I do this but with Namecheap + Gmail. It has worked flawlessly for years.

The only issue is that emails don't come in instantly. They can take up to 15 minutes. I consider this a feature, but it would be really annoying to some.


> The only issue is that emails don't come in instantly. They can take up to 15 minutes. I consider this a feature, but it would be really annoying to some.

I have a somewhat similar setup, slightly different. Most emails arrive within 10-15 seconds, but sometimes gets stuck somewhere along the line (as it happens with emails), which is normally not a problem.

But some platforms force you to use the "send link to login via email" option for login, which again, normally is not a problem. But when they have a timeout of 10 minutes + it takes 15 minutes for it to arrive, you end up not being able to login.

Only happened to me a few times during the years of this setup, but when it does happen, it really sucks.

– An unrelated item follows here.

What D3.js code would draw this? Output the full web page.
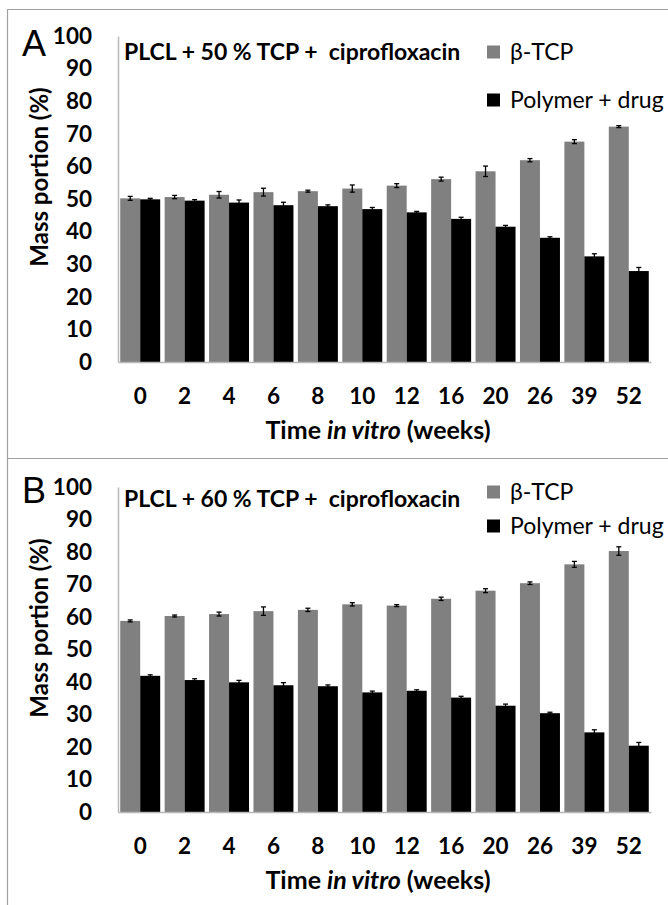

This is called "greylisting" and it's fairly normal if you don't run your own server. Someone triggers a spam block and gets put on a partial time-out. Then the more times they try to re-send an email to you, the longer their emails get kept in limbo.

If you don't control the server, you don't have independent email.

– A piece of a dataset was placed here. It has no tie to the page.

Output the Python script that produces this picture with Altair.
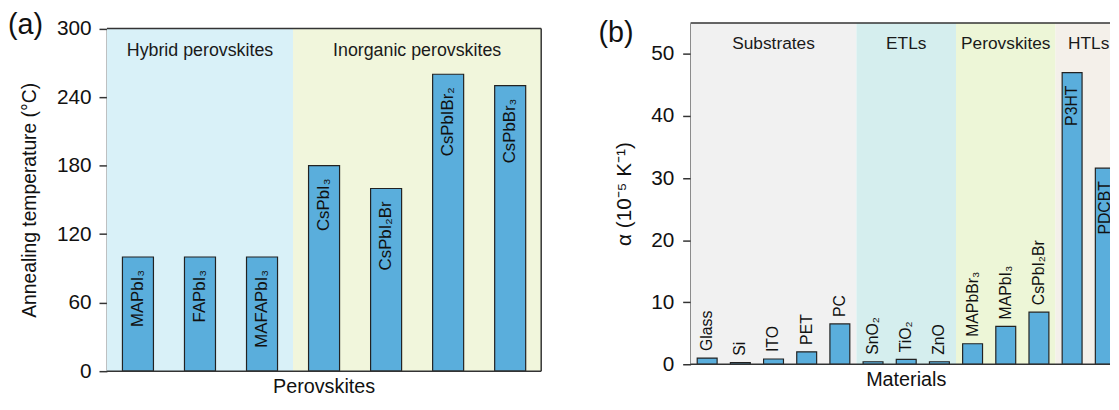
import altair as alt
import numpy as np
import pandas as pd

# ---------------- data ----------------
panel_labels = ["(a)", "(b)"]
x_titles = ["Perovskites", "Materials"]
y_titles = ["Annealing temperature (°C)", "α (10⁻⁵ K⁻¹)"]

a_labels = ["MAPbI₃", "FAPbI₃", "MAFAPbI₃", "CsPbI₃", "CsPbI₂Br", "CsPbIBr₂", "CsPbBr₃"]
a_values = [100, 100, 100, 180, 160, 260, 250]
a_groups = ["Hybrid perovskites", "Inorganic perovskites"]
a_group_sizes = [3, 4]
a_group_colors = ["#d9f1f8", "#f1f6dc"]

b_labels = ["Glass", "Si", "ITO", "PET", "PC", "SnO₂", "TiO₂", "ZnO",
            "MAPbBr₃", "MAPbI₃", "CsPbI₂Br", "P3HT", "PDCBT"]
b_values = [1.0, 0.26, 0.85, 2.0, 6.5, 0.4, 0.8, 0.4, 3.3, 6.1, 8.4, 47.0, 31.6]
b_groups = ["Substrates", "ETLs", "Perovskites", "HTLs"]
b_group_sizes = [5, 3, 3, 2]
b_group_colors = ["#f1f1f1", "#d5eeee", "#edf6d7", "#f4f0ea"]

FONT = "Liberation Sans"
BAR = "#5aaedc"
EDGE = "#222222"
AX = "#333333"
TXT = "#111111"


def group_frame(groups, sizes):
    ends = np.cumsum(sizes)
    starts = ends - np.array(sizes)
    return pd.DataFrame({"group": groups, "start": starts, "end": ends,
                         "mid": (starts + ends) / 2})


def panel(labels, values, groups, sizes, colors, ymax, ystep, ymajor,
          xtitle, ytitle, ytitle_size, ytitle_pad, label_pad, pad_inner,
          width, height, xrange_max, yrange, region_font, region_y,
          bar_font, plabel, plabel_x, plabel_y, inside_threshold, right_line):
    n = len(labels)
    df = pd.DataFrame({"label": labels, "value": values})
    gf = group_frame(groups, sizes)
    clip = xrange_max > width
    ytop, ybot = yrange[1], yrange[0]

    xq = alt.Scale(domain=[0, n], nice=False, zero=False, range=[0, xrange_max])
    bg = alt.Chart(gf).mark_rect(clip=clip).encode(
        x=alt.X("start:Q", scale=xq, axis=None),
        x2="end:Q",
        y=alt.value(ytop),
        y2=alt.value(ybot),
        color=alt.Color("group:N", scale=alt.Scale(domain=groups, range=colors), legend=None),
    )
    bgtext = alt.Chart(gf).mark_text(font=FONT, fontSize=region_font, color="#1a1a1a",
                                     baseline="middle", clip=clip).encode(
        x=alt.X("mid:Q", scale=xq, axis=None),
        y=alt.value(region_y),
        text="group:N",
    )
    back = alt.layer(bg, bgtext)

    yaxis = alt.Axis(
        title=ytitle, titleFontSize=ytitle_size, titleFont=FONT, titleFontWeight="normal",
        titleColor=TXT, titlePadding=ytitle_pad,
        values=[float(v) for v in np.arange(0, ymax + 0.001, ystep)],
        labelExpr=f"datum.value % {ymajor} === 0 ? datum.label : ''",
        tickSize={"condition": {"test": f"datum.value % {ymajor} !== 0", "value": 4}, "value": 8},
        labelFont=FONT, labelFontSize=21, labelColor=TXT, labelPadding=label_pad,
        grid=False, domainColor=AX, domainWidth=1.5, tickColor=AX, tickWidth=1.5,
    )

    yscale = alt.Scale(domain=[0, ymax], nice=False, range=yrange)
    base = alt.Chart(df).encode(
        x=alt.X("label:N", sort=None, axis=None,
                scale=alt.Scale(paddingInner=pad_inner, paddingOuter=pad_inner / 2,
                                range=[0, xrange_max])),
        y=alt.Y("value:Q", axis=yaxis, scale=yscale),
    )
    bars = base.mark_bar(color=BAR, stroke=EDGE, strokeWidth=1.2, clip=clip)
    layers = [bars]
    inside = base.transform_filter(f"datum.value >= {inside_threshold}").mark_text(
        angle=270, align="right", baseline="middle", dx=-13, font=FONT, fontSize=bar_font,
        color=TXT, clip=clip).encode(text="label:N")
    layers.append(inside)
    if inside_threshold > 0:
        above = base.transform_filter(f"datum.value < {inside_threshold}").mark_text(
            angle=270, align="left", baseline="middle", dx=7, font=FONT, fontSize=bar_font,
            color=TXT).encode(text="label:N")
        layers.append(above)

    # frame lines (left side is the y axis domain)
    hlines = alt.Chart(pd.DataFrame({"value": [0, ymax]})).mark_rule(
        color=AX, strokeWidth=1.5).encode(
        y=alt.Y("value:Q"), x=alt.value(0), x2=alt.value(width))
    layers.append(hlines)
    if right_line:
        vline = alt.Chart(pd.DataFrame({"value": [0], "value2": [ymax]})).mark_rule(
            color=AX, strokeWidth=1.5).encode(
            y=alt.Y("value:Q"), y2="value2:Q", x=alt.value(width))
        layers.append(vline)

    # x-axis title (centred under the full category range)
    xt = alt.Chart(pd.DataFrame({"t": [xtitle]})).mark_text(
        align="center", baseline="top", font=FONT, fontSize=20, color=TXT).encode(
        x=alt.value(xrange_max / 2), y=alt.value(ybot + 6), text="t:N")
    layers.append(xt)

    plab = alt.Chart(pd.DataFrame({"t": [plabel]})).mark_text(
        align="left", baseline="top", font=FONT, fontSize=29, color=TXT).encode(
        x=alt.value(plabel_x), y=alt.value(plabel_y), text="t:N")
    layers.append(plab)
    front = alt.layer(*layers)

    return alt.layer(back, front).resolve_scale(x="independent").properties(
        width=width, height=height, view=alt.ViewBackground(stroke=None))


pa = panel(a_labels, a_values, a_groups, a_group_sizes, a_group_colors,
           300, 30, 60, x_titles[0], y_titles[0], 19.5, 17, 8, 0.5,
           439, 352, 439, [352, 5.7], 18, 28.7, 17,
           panel_labels[0], -100, -12, 0, True)
pb = panel(b_labels, b_values, b_groups, b_group_sizes, b_group_colors,
           55, 5, 10, x_titles[1], y_titles[1], 21, 16, 9, 0.4,
           424, 345, 436, [345, 0], 17.5, 21.3, 16,
           panel_labels[1], -93, -4.2, 20, False)

chart = alt.hconcat(pa, pb, spacing=57).resolve_scale(color="independent").properties(
    padding={"left": 0, "top": 1, "right": 0, "bottom": 0}
).configure_view(stroke=None)

chart.save("out.html", embed_options={"renderer": "svg", "actions": False})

Well, could be that, could be other things as well. Could be the sender who have implemented their email sending via a queue, and currently they are overloaded. Could be their email sending server/service who is behind and having delivery problems. Could be numerous things thanks to the nature of email.

In the end, the UX of having to wait for an email sucks, sometimes.


True. The outbound queuing thing is going away, though. A lot of banks and service companies used to wait until a regular 2, 3 or 5 minute mark (00:00, 00:02) to send those verification emails in batch. In the past year or so there's been a move away from that it seems. The initial reason for batching them was to prevent spammers from triggering hordes of emails somehow off their system by gaming the "submit" button for a form, but now there's other security in place and the emails are being sent out faster. Generally, once an email is sent, it's almost instantaneously received if the recipient isn't delaying or blocking it. 99% of the time when I hear from clients who are waiting for an email, it either came in right away and bounced because our spam filters were too tight, or our own greylisting kicked in and slowed it down.